Bu durum da tampon bölge için HTŞ ve radikallerin "ikna sürecine" benzer şekilde, Türkiye'nin uluslararası imajına ve pek tabii bölgedeki rolüne dair oldukça zarar verebilecek bir tablo ortaya çıkarabilir.
Ankara'nın bu grupları muhaliflere entegre ederek ileride Fırat'ın doğusunda tasarladığı operasyonlarda kullanma ihtimali ise her ne kadar olası gözükse de sahadaki diğer güçlerden ciddi tepki alabilir.
Ne Washington'ın ne de Moskova'nın "terör örgütü" olarak değerlendirmediği PYD/YPG'ye karşı Ankara'nın "eski teröristleri" sahaya sürmesi pek muhtemel ki ABD-Rusya ikilisinin henüz müzakereler yoluyla halletme seçeneğini öncelediği Fırat'ın doğusu işini içinden daha çıkılmaz hale getirebilir.
Öte yandan, İdlib'in içlerine çekilen HTŞ ve radikaller silah bırakmadıkları takdirde de bu grupların tasfiye ihalesi yine büyük ölçüde Türk ordusu üzerine yıkılabilir.
Kısa vadede taktik kazanım, orta ve uzun vadede güvenlik riskleri
Fırat Kalkanı Harekâtı sırasında IŞİD'den 3 bin militanın etkisiz hale getirilmesine mukabil Türk ordusunun 72 kayıp verdiği ve bununla ilgili olarak İdlib'de en az 30 bin HTŞ mensubunun bulunduğu dikkate alındığında, böylesi bir ihalenin Türkiye üzerinde oluşturacağı gereksiz yükün ne tarz stratejik yanlışlarla örülü olduğu daha rahat görülebilir. Ancak bununla beraber, uzun vadede Türkiye sınırlarının dibinde bir çeşit "cihatçı emirliği"ndense bu tehdidin bertaraf edilmesini sağlamak durumunda olan Türk ordusunun, silah bırakmadıkları takdirde bu gruplarla savaşmaktan başka çaresinin kalmayacağı da açık.

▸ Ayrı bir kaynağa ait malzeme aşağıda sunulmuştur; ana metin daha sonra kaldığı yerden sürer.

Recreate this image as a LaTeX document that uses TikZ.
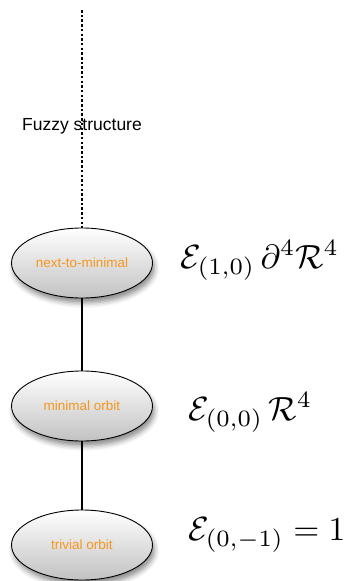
\documentclass[tikz,border=0pt]{standalone}
\usepackage{fontspec}
\setsansfont{Liberation Sans}
\usetikzlibrary{shapes.geometric,shadows.blur}
\definecolor{orbitorange}{RGB}{247,150,30}
\newcommand{\bigmath}[1]{\scalebox{3.35}{$#1$}}
\tikzset{
  orbit/.style={ellipse, draw=black, line width=0.9pt,
    minimum width=141pt, minimum height=70pt, inner sep=0pt,
    top color=white, bottom color=black!24,
    blur shadow={shadow xshift=2pt, shadow yshift=-5pt,
                 shadow blur radius=5pt, shadow opacity=45},
    font=\sffamily\fontsize{13.5}{16}\selectfont, text=orbitorange},
  eqn/.style={anchor=base west, inner sep=0pt},
  link/.style={line width=1.3pt},
  fuzzy/.style={line width=1.3pt, dash pattern=on 2.5pt off 2.2pt},
  caption/.style={anchor=base west, inner sep=0pt,
    font=\sffamily\fontsize{17.5}{20}\selectfont},
}
\begin{document}
\begin{tikzpicture}[x=1pt, y=-1pt]
  \useasboundingbox (0,0) rectangle (356,581);

  % orbit nodes
  \node[orbit] (n1) at (82,263) {next-to-minimal};
  \node[orbit] (n2) at (82,406) {minimal orbit};
  \node[orbit] (n3) at (82,545) {trivial orbit};

  % fuzzy region above the top orbit
  \node[caption] (fz) at (22,130) {Fuzzy structure};
  \coordinate (top) at (82,10);
  \draw[fuzzy] (top) -- (n1.north);

  % closure relations between orbits
  \draw[link] (n1.south) -- (n2.north);
  \draw[link] (n2.south) -- (n3.north);

  % associated coefficients
  \node[eqn] (e1) at (180,268) {\bigmath{\mathcal{E}_{(1,0)}\,\partial^4\mathcal{R}^4}};
  \node[eqn] (e2) at (188,420) {\bigmath{\mathcal{E}_{(0,0)}\,\mathcal{R}^4}};
  \node[eqn] (e3) at (188,540) {\bigmath{\mathcal{E}_{(0,-1)}=1}};
\end{tikzpicture}
\end{document}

Neresinden bakılırsa bakılsın, Soçi'deki İdlib mutabakatı Ankara'nın, kısa vadede iç politikada elde edeceği taktik kazanımları orta ve uzun vadede Türkiye'nin karşısına çıkabilecek stratejik güvenlik risklerini engellemeye öncelediği yönünde bir tablo ortaya koyuyor.
Şurası çok net ki, 17 Eylül öncesine göre bugün Türkiye için İdlib'den kaynaklı güvenlik riskleri daha da artmış durumda. Soçi'deki İdlib mutabakatıyla Ankara, İdlib'e operasyonu erteletip, olası bir insani krizi ve göçü sadece zamanlama açısından ötelemiş olurken, "Suriye'deki terörün Türkiye'ye ithalinin" önünü de bilerek veya bilmeyerek, isteyerek veya istemeyerek açmış oldu. Görünen o ki Ankara, İdlib'de kimi kimden neden ve nasıl savunacağı yönünde bir kafa karışıklığı yaşıyor.